Conversamos tres amigas y una relata un incidente que le ocurrió hace, uffff, un reguero de años. Tiene que ser pues la frase que encendió en mi cabeza el foco de este artículo fue “había Nokias”. ¿Quién no recuerda los teléfonos Nokia? Confiables, indestructibles, pequeñísimos (por supuesto, comparados con los ladrillos que les precedieron). Eran tan fuertes que bien se hubieran podido usar como las chancletas voladoras de las mamás de la época para meter a los chiquillos en cintura.

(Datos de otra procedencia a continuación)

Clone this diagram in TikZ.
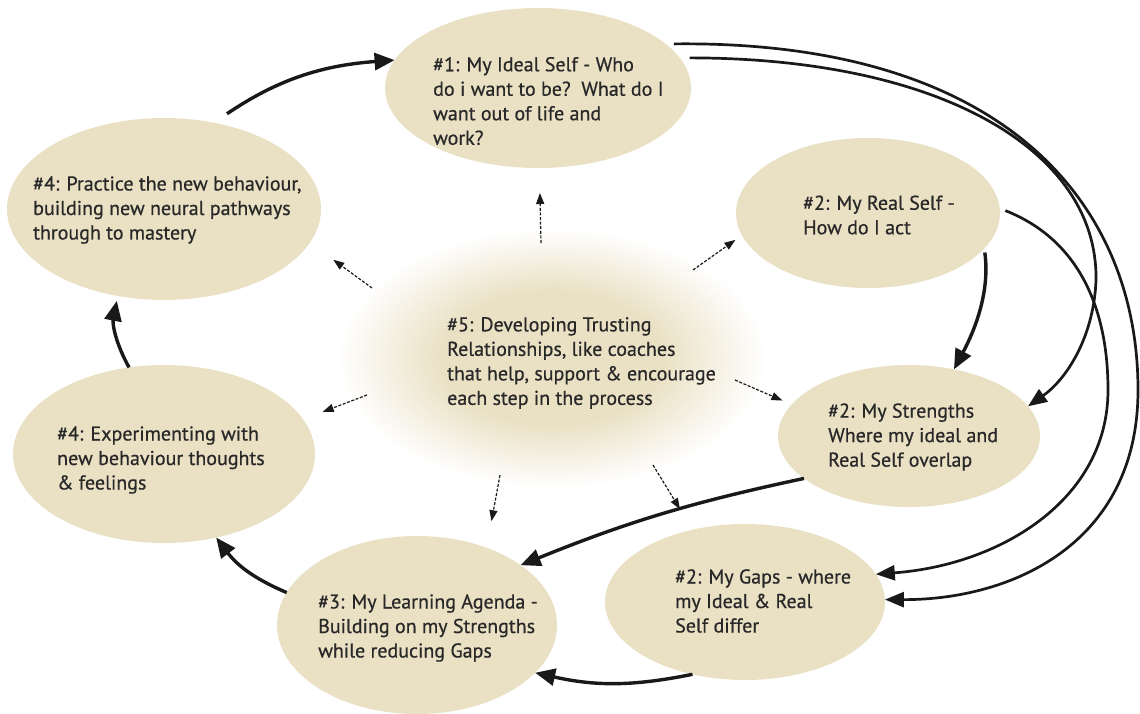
\documentclass[tikz,border=0pt]{standalone}
\usepackage{fontspec}
\setmainfont{PT Sans}
\newfontfamily\lblfont{PT Sans}[FakeBold=0.6]
\usetikzlibrary{shapes.geometric,arrows.meta}
\definecolor{bub}{RGB}{234,225,197}
\definecolor{txtc}{RGB}{40,40,40}
\definecolor{arr}{RGB}{25,25,25}
\pgfdeclareradialshading{fuzz}{\pgfpoint{0bp}{0bp}}{color(0bp)=(bub); color(13bp)=(bub); color(25bp)=(white); color(50bp)=(white)}
\begin{document}
\begin{tikzpicture}[x=1pt,y=-1pt,
  bubble/.style={ellipse, fill=bub, inner sep=0pt, outer sep=0pt},
  lbl/.style={anchor=west, align=left, inner sep=0pt, text=txtc, font=\lblfont\fontsize{20}{24.5}\selectfont},
  flow/.style={line width=3.4pt, draw=arr, -{Triangle[length=20pt,width=17pt]}},
  bigarc/.style={line width=2.7pt, draw=arr, -{Triangle[length=19pt,width=15pt]}},
  dsh/.style={line width=1.2pt, draw=arr, dash pattern=on 3pt off 1.6pt, -{Triangle[length=11pt,width=8pt]}}
]
\useasboundingbox (0,0) rectangle (1140,713);
\fill[white] (0,0) rectangle (1140,713);

% bubbles
\node[ellipse, shading=fuzz, inner sep=0pt, outer sep=0pt, minimum width=430pt, minimum height=260pt] (c) at (552,358) {};
\node[bubble, minimum width=306pt, minimum height=160pt] (ideal) at (538,88) {};
\node[bubble, minimum width=314pt, minimum height=182pt] (practice) at (164,209) {};
\node[bubble, minimum width=264pt, minimum height=150pt] (real) at (868,213) {};
\node[bubble, minimum width=262pt, minimum height=142pt] (strengths) at (909,436) {};
\node[bubble, minimum width=302pt, minimum height=178pt] (experiment) at (164,454) {};
\node[bubble, minimum width=280pt, minimum height=156pt] (gaps) at (745,602) {};
\node[bubble, minimum width=280pt, minimum height=178pt] (learning) at (417,625) {};

% texts
\node[lbl] (t-ideal) at (433,101) {\#1: My Ideal Self - Who\\do i want to be?~~What do I\\want out of life and\\work?};
\node[lbl] (t-practice) at (33,210) {\#4: Practice the new behaviour,\\building new neural pathways\\through to mastery};
\node[lbl] (t-real) at (803,215) {\#2: My Real Self -\\How do I act};
\node[lbl] (t-c) at (447,363) {\#5: Developing Trusting\\Relationships, like coaches\\that help, support \& encourage\\each step in the process};
\node[lbl] (t-strengths) at (828,437) {\#2: My Strengths\\Where my ideal and\\Real Self overlap};
\node[lbl] (t-experiment) at (57,460) {\#4: Experimenting with\\new behaviour thoughts\\\& feelings};
\node[lbl] (t-gaps) at (675,601) {\#2: My Gaps - where\\my Ideal \& Real\\Self differ};
\node[lbl] (t-learning) at (318,628) {\#3: My Learning Agenda -\\Building on my Strengths\\while reducing Gaps};

% starting points of the dashed arrows, inside the central blob
\coordinate (c-u) at (541,243);
\coordinate (c-ul) at (372,288);
\coordinate (c-ur) at (693,270);
\coordinate (c-r) at (735,380);
\coordinate (c-l) at (367,395);
\coordinate (c-dl) at (500,475);
\coordinate (c-dr) at (653,465);

% dashed arrows from the centre
\draw[dsh, shorten >=25pt] (c-u) -- (ideal.-89);
\draw[dsh, shorten >=29pt] (c-ul) -- (practice.-13);
\draw[dsh, shorten >=8pt] (c-ur) -- (real.190);
\draw[dsh, shorten >=10pt] (c-r) -- (strengths.165);
\draw[dsh, shorten >=21pt] (c-l) -- (experiment.14);
\draw[dsh, shorten >=27pt] (c-dl) -- (learning.48);
\draw[dsh, shorten >=24pt] (c-dr) -- (gaps.126);

% solid arrows
\draw[flow, shorten <=16pt] (practice.60) to[bend left=15] (ideal.169);
\draw[bigarc, shorten <=8pt] (ideal.19) .. controls (1000,40) and (1138,200) .. (1138,390) .. controls (1138,545) and (1010,600) .. (gaps.1);
\draw[bigarc, shorten <=10pt] (ideal.12) .. controls (940,58) and (1098,150) .. (1096,280) .. controls (1094,335) and (1068,378) .. (strengths.14);
\draw[bigarc, shorten <=6pt] (real.2) .. controls (1080,240) and (1108,310) .. (1108,390) .. controls (1108,500) and (1000,565) .. (gaps.12);
\draw[flow, shorten <=4pt] (real.-17) to[out=-82,in=62,looseness=0.9] (strengths.56);
\draw[flow] (strengths.202) to[bend right=5] (learning.30);
\draw[flow] (gaps.234) to[bend left=12] (learning.-22);
\draw[flow] (learning.166) to[bend left=15] (experiment.-58);
\draw[flow, shorten >=5pt] (experiment.112) to[bend left=20] (practice.242);
\end{tikzpicture}
\end{document}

Antes de aquella magnífica tecnología cuando uno andaba por la calle y deseaba comunicarse con alguien tenía que pedir un teléfono prestado. La maravilla es que todo el mundo lo prestaba. En esos días por los teléfonos fijos el INTEL cobraba una tarifa fija mensual y de allí que a todo chino y chinito le daba igual que uno le consumiera uno o dos minutos. Había también teléfonos públicos en todas las esquinas y el costo de una llamada era un real o diez centavos, no recuerdo bien.
Cuando salíamos de noche a la hora de regresar nos acercábamos al teléfono del lugar donde estábamos y llamábamos a casa. Si era un lugar “muy público” a lo mejor la persona en la oficina marcaba el número sencillamente para proteger su línea de llamadas al exterior que muchas veces algún valiente quiso hacer.
Claro que ni los Nokias ni los Blackberries ni los Motorolas ni ningún otro teléfono tomaba fotografías ni mandaba/recibía correos electrónicos (o faxes que era el medio utilizado a finales del siglo XX). Era un triunfo si la batería duraba para sesenta minutos de conversación, pero éramos felices. Y cuando empezaron a memorizar los números de teléfonos que antes llevábamos en el disco duro del cerebro fuimos más felices aún, hasta que nos dimos cuenta de que esta solo función ocasionaría un deterioro masivo de nuestra capacidad de memoria.
Antes de 1995 yo me sabía todos los números telefónicos de mis amigas, de mis antiguos novios, de los hospitales, del colegio mío y de mis hermanos, del supermercado Riba Smith, de la academia de ballet, de la oficina de mi papá y de otras oficinas, en fin, mi cabeza funcionaba como un directorio eficientísimo. Ahora hay días en que tengo que concentrarme para darle a un tercero mi propio número de celular.
Me asusta esta dependencia porque hoy en día sin celular no podemos “ir al banco ni pagar la cuenta de teléfono ni obtener el pase de abordar de las aerolíneas, qué digo pase de abordar, no podemos ni hacer una reserva porque si uno tan siquiera se atreve a llamar a cualquiera de los teléfonos (celulares, por cierto) de un negocio sale una grabación que dice “comuníquese por chat o descargue la aplicación”. Así andamos. Y yo extrañando los días en que había Nokias.